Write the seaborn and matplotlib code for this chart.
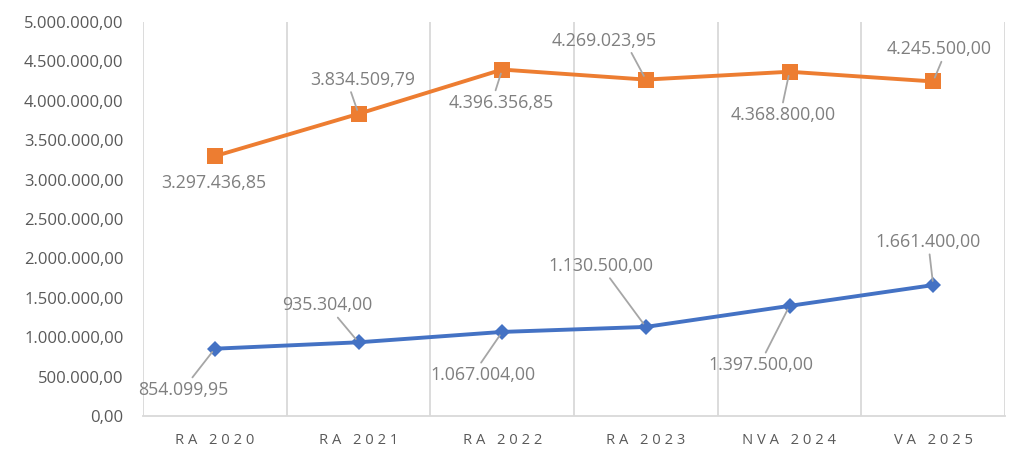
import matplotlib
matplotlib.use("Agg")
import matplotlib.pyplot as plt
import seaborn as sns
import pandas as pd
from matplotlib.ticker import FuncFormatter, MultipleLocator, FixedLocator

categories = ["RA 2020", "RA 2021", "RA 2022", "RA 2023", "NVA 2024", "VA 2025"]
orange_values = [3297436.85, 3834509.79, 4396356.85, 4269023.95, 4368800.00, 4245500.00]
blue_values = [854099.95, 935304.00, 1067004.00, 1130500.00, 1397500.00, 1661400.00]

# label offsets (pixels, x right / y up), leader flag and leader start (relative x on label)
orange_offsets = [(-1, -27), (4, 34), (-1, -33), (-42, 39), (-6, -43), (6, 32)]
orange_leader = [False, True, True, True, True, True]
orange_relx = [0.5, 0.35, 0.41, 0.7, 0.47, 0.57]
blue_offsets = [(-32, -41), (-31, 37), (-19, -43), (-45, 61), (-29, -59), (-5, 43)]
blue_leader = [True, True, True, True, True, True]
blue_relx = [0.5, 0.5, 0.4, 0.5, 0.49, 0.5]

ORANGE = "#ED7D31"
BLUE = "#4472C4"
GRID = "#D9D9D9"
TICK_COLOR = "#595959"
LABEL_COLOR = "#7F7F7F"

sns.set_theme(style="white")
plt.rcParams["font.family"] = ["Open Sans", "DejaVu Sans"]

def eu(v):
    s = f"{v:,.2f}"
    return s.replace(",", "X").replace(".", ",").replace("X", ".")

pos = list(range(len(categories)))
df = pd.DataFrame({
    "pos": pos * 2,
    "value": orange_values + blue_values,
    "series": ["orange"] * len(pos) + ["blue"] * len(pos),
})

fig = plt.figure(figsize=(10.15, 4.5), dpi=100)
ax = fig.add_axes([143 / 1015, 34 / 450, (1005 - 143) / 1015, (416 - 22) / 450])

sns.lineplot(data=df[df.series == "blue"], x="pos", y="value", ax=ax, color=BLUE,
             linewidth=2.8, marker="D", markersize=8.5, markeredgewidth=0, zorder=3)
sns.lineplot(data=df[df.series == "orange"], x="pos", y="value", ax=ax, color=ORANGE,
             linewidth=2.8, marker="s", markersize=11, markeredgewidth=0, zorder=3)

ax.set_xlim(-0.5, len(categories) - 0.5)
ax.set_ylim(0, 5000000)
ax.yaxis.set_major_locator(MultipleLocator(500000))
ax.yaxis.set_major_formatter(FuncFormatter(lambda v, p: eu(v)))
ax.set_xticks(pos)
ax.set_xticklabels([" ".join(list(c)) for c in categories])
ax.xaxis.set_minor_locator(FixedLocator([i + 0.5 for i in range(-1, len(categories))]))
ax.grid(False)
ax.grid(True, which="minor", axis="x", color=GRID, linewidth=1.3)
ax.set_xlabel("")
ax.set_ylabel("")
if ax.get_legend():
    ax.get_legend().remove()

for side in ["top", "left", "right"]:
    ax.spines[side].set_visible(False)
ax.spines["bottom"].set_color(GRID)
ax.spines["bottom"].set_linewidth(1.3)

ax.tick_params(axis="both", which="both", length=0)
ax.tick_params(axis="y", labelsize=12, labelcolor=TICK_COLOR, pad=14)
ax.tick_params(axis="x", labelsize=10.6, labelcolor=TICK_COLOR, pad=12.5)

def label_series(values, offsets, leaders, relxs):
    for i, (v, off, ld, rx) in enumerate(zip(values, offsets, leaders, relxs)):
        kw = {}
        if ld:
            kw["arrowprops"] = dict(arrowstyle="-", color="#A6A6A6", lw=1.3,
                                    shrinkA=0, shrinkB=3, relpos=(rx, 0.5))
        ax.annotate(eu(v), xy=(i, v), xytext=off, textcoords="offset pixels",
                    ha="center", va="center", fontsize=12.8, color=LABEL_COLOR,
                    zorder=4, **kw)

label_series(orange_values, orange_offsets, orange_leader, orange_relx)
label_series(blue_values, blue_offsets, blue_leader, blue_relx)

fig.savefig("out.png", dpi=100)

* * *

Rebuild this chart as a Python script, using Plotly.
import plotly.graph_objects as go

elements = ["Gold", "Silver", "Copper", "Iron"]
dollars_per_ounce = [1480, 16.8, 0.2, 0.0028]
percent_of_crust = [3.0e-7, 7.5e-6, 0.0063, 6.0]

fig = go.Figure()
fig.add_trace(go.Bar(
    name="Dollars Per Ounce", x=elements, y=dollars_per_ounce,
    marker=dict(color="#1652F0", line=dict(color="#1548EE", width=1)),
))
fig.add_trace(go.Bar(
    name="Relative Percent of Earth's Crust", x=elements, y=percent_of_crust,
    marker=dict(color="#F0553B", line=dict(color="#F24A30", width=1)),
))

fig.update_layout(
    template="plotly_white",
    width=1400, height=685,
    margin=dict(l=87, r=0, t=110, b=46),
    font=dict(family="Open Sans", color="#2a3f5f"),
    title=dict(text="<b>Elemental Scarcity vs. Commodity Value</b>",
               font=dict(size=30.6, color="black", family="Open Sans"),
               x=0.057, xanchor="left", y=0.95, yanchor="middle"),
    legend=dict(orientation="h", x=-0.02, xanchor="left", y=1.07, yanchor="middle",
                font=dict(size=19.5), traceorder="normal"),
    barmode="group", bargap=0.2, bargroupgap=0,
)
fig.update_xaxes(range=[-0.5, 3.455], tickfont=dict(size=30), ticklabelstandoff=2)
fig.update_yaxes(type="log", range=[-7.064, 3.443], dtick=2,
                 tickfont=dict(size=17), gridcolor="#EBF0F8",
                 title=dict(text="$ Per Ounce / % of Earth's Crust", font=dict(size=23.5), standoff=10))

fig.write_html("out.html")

* * *

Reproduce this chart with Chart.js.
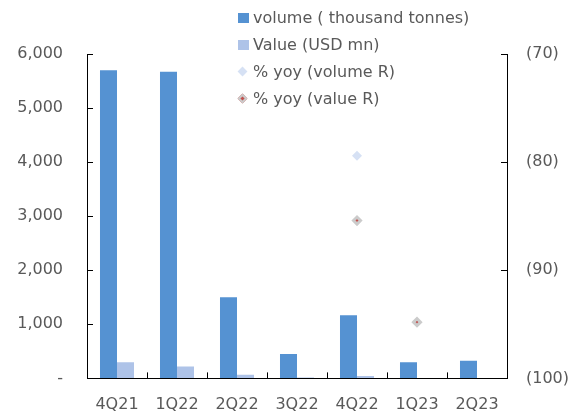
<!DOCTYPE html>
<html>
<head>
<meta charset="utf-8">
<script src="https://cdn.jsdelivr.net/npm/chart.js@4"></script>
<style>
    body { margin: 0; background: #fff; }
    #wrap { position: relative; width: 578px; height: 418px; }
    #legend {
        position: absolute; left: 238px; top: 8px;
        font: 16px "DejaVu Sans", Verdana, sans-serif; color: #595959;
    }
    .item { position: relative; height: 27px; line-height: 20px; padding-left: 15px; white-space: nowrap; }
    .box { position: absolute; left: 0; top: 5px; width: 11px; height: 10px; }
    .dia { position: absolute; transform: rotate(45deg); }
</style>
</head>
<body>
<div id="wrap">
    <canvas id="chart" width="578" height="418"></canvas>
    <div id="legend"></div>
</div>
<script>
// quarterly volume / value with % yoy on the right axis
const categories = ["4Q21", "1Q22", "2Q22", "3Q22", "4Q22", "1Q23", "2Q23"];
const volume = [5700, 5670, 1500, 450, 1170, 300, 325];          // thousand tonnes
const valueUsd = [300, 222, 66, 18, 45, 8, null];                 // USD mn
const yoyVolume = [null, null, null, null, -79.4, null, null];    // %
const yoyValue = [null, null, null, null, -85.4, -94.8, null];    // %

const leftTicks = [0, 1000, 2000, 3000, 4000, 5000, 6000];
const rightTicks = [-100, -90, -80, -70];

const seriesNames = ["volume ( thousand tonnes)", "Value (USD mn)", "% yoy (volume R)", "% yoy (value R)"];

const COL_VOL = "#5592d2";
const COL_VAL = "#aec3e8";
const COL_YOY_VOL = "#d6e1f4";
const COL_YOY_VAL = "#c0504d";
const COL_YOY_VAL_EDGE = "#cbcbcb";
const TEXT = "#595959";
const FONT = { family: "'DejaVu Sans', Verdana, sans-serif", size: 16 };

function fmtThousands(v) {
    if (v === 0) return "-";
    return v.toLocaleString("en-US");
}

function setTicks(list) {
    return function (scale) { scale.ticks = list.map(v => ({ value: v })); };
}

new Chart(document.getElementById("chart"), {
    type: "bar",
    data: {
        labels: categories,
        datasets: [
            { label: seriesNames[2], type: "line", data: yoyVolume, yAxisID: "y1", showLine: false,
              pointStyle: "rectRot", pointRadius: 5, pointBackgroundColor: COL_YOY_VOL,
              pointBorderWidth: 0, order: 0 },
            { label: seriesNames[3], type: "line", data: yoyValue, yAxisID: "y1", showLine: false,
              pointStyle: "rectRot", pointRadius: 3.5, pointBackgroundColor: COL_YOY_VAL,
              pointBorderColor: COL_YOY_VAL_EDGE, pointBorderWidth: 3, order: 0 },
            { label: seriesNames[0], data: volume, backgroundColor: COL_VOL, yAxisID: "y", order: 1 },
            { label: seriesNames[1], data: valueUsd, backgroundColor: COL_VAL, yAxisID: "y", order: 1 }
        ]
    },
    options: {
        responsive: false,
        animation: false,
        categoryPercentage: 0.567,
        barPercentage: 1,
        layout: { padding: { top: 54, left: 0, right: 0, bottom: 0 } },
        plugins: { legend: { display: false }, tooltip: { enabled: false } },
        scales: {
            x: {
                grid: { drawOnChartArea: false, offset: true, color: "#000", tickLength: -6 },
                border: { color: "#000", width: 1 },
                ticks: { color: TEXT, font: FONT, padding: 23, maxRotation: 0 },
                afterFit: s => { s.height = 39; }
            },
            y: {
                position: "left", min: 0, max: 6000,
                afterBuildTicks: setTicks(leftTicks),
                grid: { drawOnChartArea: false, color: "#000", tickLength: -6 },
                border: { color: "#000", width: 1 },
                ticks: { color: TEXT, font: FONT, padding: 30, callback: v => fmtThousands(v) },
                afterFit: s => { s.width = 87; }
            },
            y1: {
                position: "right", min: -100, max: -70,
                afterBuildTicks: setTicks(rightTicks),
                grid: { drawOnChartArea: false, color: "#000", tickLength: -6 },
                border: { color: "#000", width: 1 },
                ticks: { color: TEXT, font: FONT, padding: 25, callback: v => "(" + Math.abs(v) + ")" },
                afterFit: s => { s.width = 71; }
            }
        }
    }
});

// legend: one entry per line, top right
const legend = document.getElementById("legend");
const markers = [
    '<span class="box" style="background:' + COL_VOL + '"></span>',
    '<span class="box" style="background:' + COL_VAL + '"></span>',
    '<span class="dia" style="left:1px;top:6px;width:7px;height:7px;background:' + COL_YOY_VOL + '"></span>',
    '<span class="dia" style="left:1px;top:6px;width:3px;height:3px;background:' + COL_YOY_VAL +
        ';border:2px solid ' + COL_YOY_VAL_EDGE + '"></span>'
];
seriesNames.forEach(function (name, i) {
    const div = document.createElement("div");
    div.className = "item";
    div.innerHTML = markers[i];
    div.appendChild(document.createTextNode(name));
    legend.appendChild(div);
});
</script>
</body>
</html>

* * *

§ **Set problem**:
Take the lines above starting at the one containing "Write the seaborn" and ending at the one containing "1130500.00, 1397500.00, 1661400.00]", and print them again exactly, without pictures.

§ **Completed exercise**:
Write the seaborn and matplotlib code for this chart.
import matplotlib
matplotlib.use("Agg")
import matplotlib.pyplot as plt
import seaborn as sns
import pandas as pd
from matplotlib.ticker import FuncFormatter, MultipleLocator, FixedLocator

categories = ["RA 2020", "RA 2021", "RA 2022", "RA 2023", "NVA 2024", "VA 2025"]
orange_values = [3297436.85, 3834509.79, 4396356.85, 4269023.95, 4368800.00, 4245500.00]
blue_values = [854099.95, 935304.00, 1067004.00, 1130500.00, 1397500.00, 1661400.00]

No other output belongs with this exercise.